Drum Replacement with Melodyne

The problem: I was using one of Chris McHugh’s acoustic drum loops from the (sadly, no longer available) Discrete Drums sample library. However, it had been recorded at a slower tempo, and when sped up, it was a bit too “busy” in places.

The solution: Drum Replacement with Studio One, Pro EQ, Gate, and Melodyne, so I could edit Note data into the part I wanted.

Getting Started: Step by Step

  1. Copy the drum loop to a new track, because we’ll want to re-visit the original one for each drum. We’ll start by replacing the kick.
  2. Use the Pro EQ as an Event effect to dial in the kick drum’s fundamental (fig. 1.) Combine a steep high cut with a low-frequency boost at the kick’s main frequency to isolate the kick from the rest of the track. Note that the sound doesn’t matter, you just want readily identifiable peaks. However, do avoid distortion, so Melodyne can represent velocity well.

Figure 1: EQ settings to isolate the kick’s fundamental.

  1. Render the Event. This may leave some lower-level drum sounds or ambiance, so add a Gate, and set the Threshold to pick up only the kick drum’s peaks (fig. 2).

Figure 2: Gate settings to isolate the kick’s peaks.

  1. Render the Event again, select it, and choose Edit with Melodyne. Now the kick part looks like fig. 3.

Figure 3: The Event on the left is the drum loop after EQing the kick. The Event on the right is the same one after gating. The lower blobs are the result of choosing Edit with Melodyne.

  1. Drag the Event track into an instrument track, and now you have note data for the kick.

Prepping the Note Data

The note data length will vary. To tidy up the part, set all the drums to 16th or 32nd notes with Action > Length (fig. 4).

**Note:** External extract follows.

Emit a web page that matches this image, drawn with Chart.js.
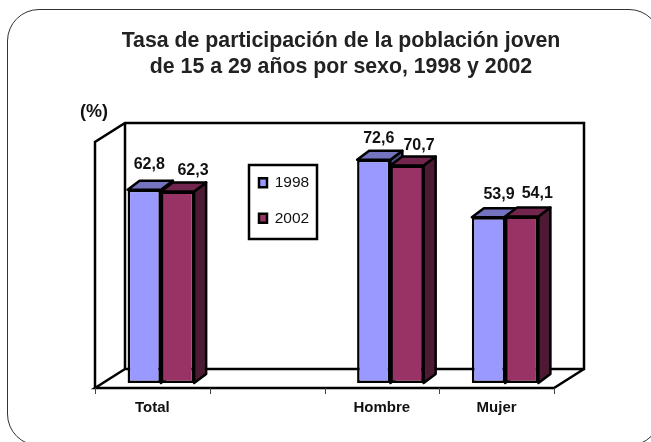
<!doctype html>
<html lang="es">
  <head>
    <meta charset="utf-8">
    <title>Tasa de participación de la población joven</title>
    <style>
      * { margin: 0; padding: 0; }
      html, body { width: 651px; height: 442px; overflow: hidden; background: #fff; }
      .frame {
        position: absolute; left: 7px; top: 9px; width: 652px; height: 435px;
        border: 1.5px solid #333; border-radius: 32px;
      }
      canvas { position: absolute; left: 0; top: 0; }
    </style>
  </head>
  <body>
    <div class="frame"></div>
    <canvas id="myChart" width="651" height="442"></canvas>
    <script src="https://cdn.jsdelivr.net/npm/chart.js/dist/chart.umd.min.js"></script>
    <script>
    // data
    const categories = ['Total', '', 'Hombre', 'Mujer'];
    const values1998 = [62.8, null, 72.6, 53.9];
    const values2002 = [62.3, null, 70.7, 54.1];
    const seriesNames = ['1998', '2002'];
    const titleLines = ['Tasa de participación de la población joven', 'de 15 a 29 años por sexo, 1998 y 2002'];
    const unitLabel = '(%)';

    // nudges for the value labels, same order as the series [dx, dy]
    const labelNudge = [
      [[5, -25], null, [5, -21], [10.5, -23]],
      [[15.5, -21], null, [12, -20], [15.5, -23]]
    ];

    const depth = { x: 30, y: 19 };    // back wall offset
    const barShift = { x: 8.5, y: -5 }; // bars stand a bit inside the floor
    const barDepth = { x: 12, y: 9 };

    function poly(ctx, pts, fill) {
      ctx.beginPath();
      pts.forEach((p, i) => i ? ctx.lineTo(p[0], p[1]) : ctx.moveTo(p[0], p[1]));
      ctx.closePath();
      ctx.fillStyle = fill;
      ctx.fill();
      ctx.stroke();
    }

    const box3d = {
      id: 'box3d',
      beforeDraw(chart) {
        const ctx = chart.ctx;
        // legend box, then move the legend into it
        ctx.save();
        ctx.strokeStyle = '#000';
        ctx.lineWidth = 2.5;
        ctx.strokeRect(249, 165, 68, 74);
        ctx.restore();
        chart.legend.left = 239;
        chart.legend.right = 330;
        chart.legend.top = 155;
        chart.legend.bottom = 300;
        // title sits right of the canvas centre
        chart.titleBlock.left = 31;
        chart.titleBlock.right = 651;
      },
      beforeDatasetsDraw(chart) {
        const { ctx, chartArea: a } = chart;
        const bx = a.left + depth.x, by = a.top - depth.y;
        const bb = a.bottom - depth.y, br = a.right + depth.x;
        ctx.save();
        ctx.strokeStyle = '#000';
        ctx.lineWidth = 2.5;
        ctx.lineJoin = 'miter';
        // walls and floor
        ctx.beginPath();
        ctx.moveTo(a.left, a.bottom);
        ctx.lineTo(a.left, a.top);
        ctx.lineTo(bx, by);
        ctx.lineTo(br, by);
        ctx.lineTo(br, bb);
        ctx.lineTo(bx, bb);
        ctx.lineTo(bx, by);
        ctx.moveTo(bx, bb);
        ctx.lineTo(a.left, a.bottom);
        ctx.lineTo(a.right, a.bottom);
        ctx.lineTo(br, bb);
        ctx.stroke();
        // axis ticks
        ctx.lineWidth = 1;
        ctx.strokeStyle = '#444';
        const step = (a.right - a.left) / categories.length;
        ctx.beginPath();
        for (let i = 0; i <= categories.length; i++) {
          const x = Math.round(a.left + i * step) + 0.5;
          ctx.moveTo(x, a.bottom);
          ctx.lineTo(x, a.bottom + 6);
        }
        ctx.stroke();
        ctx.restore();

        // bars are drawn shifted, restored in afterDatasetsDraw
        ctx.save();
        ctx.translate(barShift.x, barShift.y);
        ctx.strokeStyle = '#000';
        ctx.lineWidth = 2.5;
        ctx.lineJoin = 'round';
        categories.forEach((c, i) => {
          chart.data.datasets.forEach((ds, d) => {
            if (ds.data[i] == null) return;
            const bar = chart.getDatasetMeta(d).data[i];
            const l = bar.x - bar.width / 2, r = bar.x + bar.width / 2;
            poly(ctx, [[r, bar.y], [r + barDepth.x, bar.y - barDepth.y],
              [r + barDepth.x, bar.base - barDepth.y], [r, bar.base]], ds.sideColor);
            poly(ctx, [[l, bar.y], [l + barDepth.x, bar.y - barDepth.y],
              [r + barDepth.x, bar.y - barDepth.y], [r, bar.y]], ds.topColor);
          });
        });
      },
      afterDatasetsDraw(chart) {
        const ctx = chart.ctx;
        ctx.restore();
        ctx.save();
        ctx.fillStyle = '#111';
        ctx.font = 'bold 16px "Liberation Sans", Arial, sans-serif';
        ctx.textAlign = 'center';
        ctx.textBaseline = 'middle';
        chart.data.datasets.forEach((ds, d) => {
          chart.getDatasetMeta(d).data.forEach((bar, i) => {
            if (ds.data[i] == null) return;
            const n = labelNudge[d][i];
            const text = ds.data[i].toFixed(1).replace('.', ',');
            ctx.fillText(text, bar.x + barShift.x + n[0], bar.y + barShift.y + n[1]);
          });
        });
        ctx.font = 'bold 18px "Liberation Sans", Arial, sans-serif';
        ctx.fillText(unitLabel, 94, 112);
        ctx.restore();
      }
    };

    const config = {
      type: 'bar',
      data: {
        labels: categories,
        datasets: [
          { label: seriesNames[0], data: values1998, backgroundColor: '#9999FF', borderColor: '#000', borderWidth: 2.5, borderSkipped: false, sideColor: '#4D4D80', topColor: '#7373BF', clip: false },
          { label: seriesNames[1], data: values2002, backgroundColor: '#993366', borderColor: '#000', borderWidth: 2.5, borderSkipped: false, sideColor: '#4D1A33', topColor: '#73264D', clip: false }
        ]
      },
      options: {
        responsive: false,
        animation: false,
        layout: { padding: { left: 95, right: 97, top: 20, bottom: 22 } },
        datasets: { bar: { categoryPercentage: 0.58, barPercentage: 1 } },
        scales: {
          x: {
            grid: { display: false },
            border: { display: false },
            ticks: {
              color: '#111',
              padding: 3,
              maxRotation: 0,
              autoSkip: false,
              font: { family: '"Liberation Sans", Arial, sans-serif', size: 15, weight: 'bold' }
            }
          },
          y: { display: false, min: 0, max: 80 }
        },
        plugins: {
          title: {
            display: true,
            text: titleLines,
            color: '#222',
            font: { family: '"Liberation Sans", Arial, sans-serif', size: 21.3, weight: 'bold', lineHeight: 1.22 },
            padding: { top: 8, bottom: 62 }
          },
          legend: {
            position: 'chartArea',
            align: 'start',
            labels: {
              boxWidth: 8,
              boxHeight: 9,
              padding: 20,
              color: '#111',
              font: { family: '"Liberation Sans", Arial, sans-serif', size: 15.5 }
            }
          },
          tooltip: { enabled: false }
        }
      },
      plugins: [box3d]
    };

    const myChart = new Chart(document.getElementById('myChart'), config);
    </script>
  </body>
</html>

Note that Melodyne picked up on some low-velocity kick hits too (pretty cool). You could assign these to a different sample of a kick hit softly. Fortunately, the Discrete Drums library includes samples of the individual drums. So, I could load the samples into Impact XT, and this way the sound would work with other loops from the same collection. Since the drums are multi-sampled at different velocities, I selected all the notes, and used Studio One’s Transpose function to set them to the same pitch as the kick samples.

Hi-hat was the most difficult to convert to Note data, because snare hits can produce transients that extend into the hi-hat range. A 48 dB/octave low-cut combined with a major high-frequency peak did a decent job of isolating the hi-hat, but the frequency was extremely high and Melodyne wasn’t too happy about that. Transposing the Event down an octave or so before applying the gate made the hits more Melodyne-friendly.

Clean Up

I was taken aback at how well this technique was able to translate the acoustic drum loop into Note data. The best aspects were that it preserved the human timing of a real drummer, and Melodyne did a good job of preserving the dynamics. The only needed fix was removing a few notes caused by loud snare hits that came through on the hi-hat track, and of course, editing the data to create the part I wanted—done!